Энтузиасты, разумеется, недолюбливают скептиков. А ведь критика, исходившая от скептиков, не раз помогала энтузиастам стать точнее, определённее, строже в выводах, что в конечном счёте шло на пользу науке. И проблема, зашедшая в тупик, рано или поздно оказывалась сдвинутой с мёртвой точки.

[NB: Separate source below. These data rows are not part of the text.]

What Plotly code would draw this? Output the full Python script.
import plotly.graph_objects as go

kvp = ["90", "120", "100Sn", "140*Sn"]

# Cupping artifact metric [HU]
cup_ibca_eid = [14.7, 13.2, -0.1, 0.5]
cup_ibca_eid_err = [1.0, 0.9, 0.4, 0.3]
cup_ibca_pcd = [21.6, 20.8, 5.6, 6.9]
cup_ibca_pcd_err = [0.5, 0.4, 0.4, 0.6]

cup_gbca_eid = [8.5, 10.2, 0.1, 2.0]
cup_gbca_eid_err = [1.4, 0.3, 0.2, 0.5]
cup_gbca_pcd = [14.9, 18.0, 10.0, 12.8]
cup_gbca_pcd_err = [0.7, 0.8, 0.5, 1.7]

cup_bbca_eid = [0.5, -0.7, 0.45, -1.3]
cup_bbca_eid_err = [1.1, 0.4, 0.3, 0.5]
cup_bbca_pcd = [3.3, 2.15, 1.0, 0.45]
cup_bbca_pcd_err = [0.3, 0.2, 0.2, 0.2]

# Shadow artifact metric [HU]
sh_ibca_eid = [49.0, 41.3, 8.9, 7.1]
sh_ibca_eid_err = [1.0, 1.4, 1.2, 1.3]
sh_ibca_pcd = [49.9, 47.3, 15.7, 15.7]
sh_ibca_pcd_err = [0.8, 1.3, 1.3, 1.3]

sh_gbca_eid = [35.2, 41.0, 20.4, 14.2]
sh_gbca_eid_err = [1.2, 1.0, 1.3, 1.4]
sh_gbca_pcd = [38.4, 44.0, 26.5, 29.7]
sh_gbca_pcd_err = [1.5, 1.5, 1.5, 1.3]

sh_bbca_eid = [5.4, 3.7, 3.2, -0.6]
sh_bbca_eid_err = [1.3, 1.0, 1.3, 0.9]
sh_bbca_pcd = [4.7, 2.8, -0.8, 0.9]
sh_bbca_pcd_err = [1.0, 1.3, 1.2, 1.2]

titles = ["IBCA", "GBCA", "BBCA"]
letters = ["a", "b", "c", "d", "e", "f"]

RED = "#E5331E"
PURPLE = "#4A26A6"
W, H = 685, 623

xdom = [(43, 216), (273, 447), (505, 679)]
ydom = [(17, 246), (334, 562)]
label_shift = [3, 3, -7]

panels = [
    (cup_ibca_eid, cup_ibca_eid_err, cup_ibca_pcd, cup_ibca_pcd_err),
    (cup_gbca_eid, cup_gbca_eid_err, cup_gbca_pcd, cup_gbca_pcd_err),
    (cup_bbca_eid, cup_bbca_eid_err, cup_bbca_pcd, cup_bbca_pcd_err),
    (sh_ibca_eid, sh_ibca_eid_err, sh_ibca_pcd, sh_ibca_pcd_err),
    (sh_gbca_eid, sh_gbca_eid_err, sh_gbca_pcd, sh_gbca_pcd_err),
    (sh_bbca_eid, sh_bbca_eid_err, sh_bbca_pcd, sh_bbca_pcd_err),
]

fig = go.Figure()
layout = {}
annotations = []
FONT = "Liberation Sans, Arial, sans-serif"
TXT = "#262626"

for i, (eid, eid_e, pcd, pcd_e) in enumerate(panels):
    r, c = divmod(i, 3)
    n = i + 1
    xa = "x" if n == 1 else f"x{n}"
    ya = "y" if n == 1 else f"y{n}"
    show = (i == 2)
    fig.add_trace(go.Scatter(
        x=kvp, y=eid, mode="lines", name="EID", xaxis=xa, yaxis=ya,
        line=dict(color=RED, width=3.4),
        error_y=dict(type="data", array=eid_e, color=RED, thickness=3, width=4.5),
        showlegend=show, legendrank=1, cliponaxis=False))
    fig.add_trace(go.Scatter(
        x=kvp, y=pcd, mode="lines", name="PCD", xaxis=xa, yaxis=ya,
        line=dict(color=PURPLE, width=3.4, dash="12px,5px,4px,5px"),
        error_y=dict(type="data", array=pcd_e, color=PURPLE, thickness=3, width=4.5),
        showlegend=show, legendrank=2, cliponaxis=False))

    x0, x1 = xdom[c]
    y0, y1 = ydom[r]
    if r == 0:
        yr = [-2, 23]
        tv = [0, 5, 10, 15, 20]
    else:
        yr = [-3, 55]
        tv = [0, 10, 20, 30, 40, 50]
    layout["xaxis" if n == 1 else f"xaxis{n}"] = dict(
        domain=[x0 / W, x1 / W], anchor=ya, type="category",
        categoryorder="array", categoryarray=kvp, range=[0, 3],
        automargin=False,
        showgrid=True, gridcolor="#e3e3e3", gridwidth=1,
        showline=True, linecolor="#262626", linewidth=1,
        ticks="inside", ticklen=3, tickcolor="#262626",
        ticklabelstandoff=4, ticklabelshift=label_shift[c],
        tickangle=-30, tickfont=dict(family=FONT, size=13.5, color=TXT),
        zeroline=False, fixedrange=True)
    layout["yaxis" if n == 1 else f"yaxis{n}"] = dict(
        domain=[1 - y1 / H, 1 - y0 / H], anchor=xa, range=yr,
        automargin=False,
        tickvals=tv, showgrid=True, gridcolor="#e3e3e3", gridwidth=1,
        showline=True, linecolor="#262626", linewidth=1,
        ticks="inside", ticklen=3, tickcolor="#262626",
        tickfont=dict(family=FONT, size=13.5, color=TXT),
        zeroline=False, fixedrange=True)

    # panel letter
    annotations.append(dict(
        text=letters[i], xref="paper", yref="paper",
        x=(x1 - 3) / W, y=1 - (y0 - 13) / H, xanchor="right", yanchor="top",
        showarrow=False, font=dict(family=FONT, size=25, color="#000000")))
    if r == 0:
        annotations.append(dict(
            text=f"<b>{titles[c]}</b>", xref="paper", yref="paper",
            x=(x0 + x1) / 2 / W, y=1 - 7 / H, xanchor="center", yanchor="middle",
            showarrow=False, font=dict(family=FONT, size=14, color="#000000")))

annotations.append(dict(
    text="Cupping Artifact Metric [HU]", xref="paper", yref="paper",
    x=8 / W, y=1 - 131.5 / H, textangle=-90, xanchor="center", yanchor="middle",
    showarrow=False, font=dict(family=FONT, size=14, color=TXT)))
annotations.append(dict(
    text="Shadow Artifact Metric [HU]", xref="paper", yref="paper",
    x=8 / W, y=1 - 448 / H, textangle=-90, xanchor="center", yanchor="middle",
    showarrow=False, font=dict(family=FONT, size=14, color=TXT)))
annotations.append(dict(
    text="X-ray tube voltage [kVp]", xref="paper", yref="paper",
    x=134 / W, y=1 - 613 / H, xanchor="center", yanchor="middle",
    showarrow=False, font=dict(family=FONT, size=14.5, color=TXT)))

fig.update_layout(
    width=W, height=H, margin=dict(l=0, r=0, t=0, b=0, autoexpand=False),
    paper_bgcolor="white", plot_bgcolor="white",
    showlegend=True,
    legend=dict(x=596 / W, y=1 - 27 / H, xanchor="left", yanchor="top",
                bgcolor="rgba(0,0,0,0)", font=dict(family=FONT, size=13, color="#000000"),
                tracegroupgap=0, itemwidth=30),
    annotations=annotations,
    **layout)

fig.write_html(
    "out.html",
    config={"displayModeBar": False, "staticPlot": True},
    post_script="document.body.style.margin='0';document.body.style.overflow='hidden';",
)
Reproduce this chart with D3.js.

В 1900 году в Париже состоялся международный математический конгресс. На нём известный учёный Давид Гильберт изложил тридцать математических проблем. Формулировались они чрезвычайно просто, порой даже совсем элементарно и популярно. Однако ни одна из них в то время не была решена. Более того: не подавала надежды на возможность решения. Минули десятилетия. За это время мало-помалу почти все «неразрешимые» задачи были решены, И во многих случаях благодаря тому, что математики, взбудораженные проблемами Гильберта, обогатили науку новыми, более глубокими, более совершенными методами. То, что казалось безнадёжно трудным в 1900 году, стало по плечу новой математике. Неужто же непрерывный прогресс в математической логике не приведёт рано или поздно и к разрешению парадоксов? Уже достигнуты определённые успехи в этом направлении. (Например, созданная Расселом «теория типов» в какой-то мере обезвреживает парадокс брадобрея.)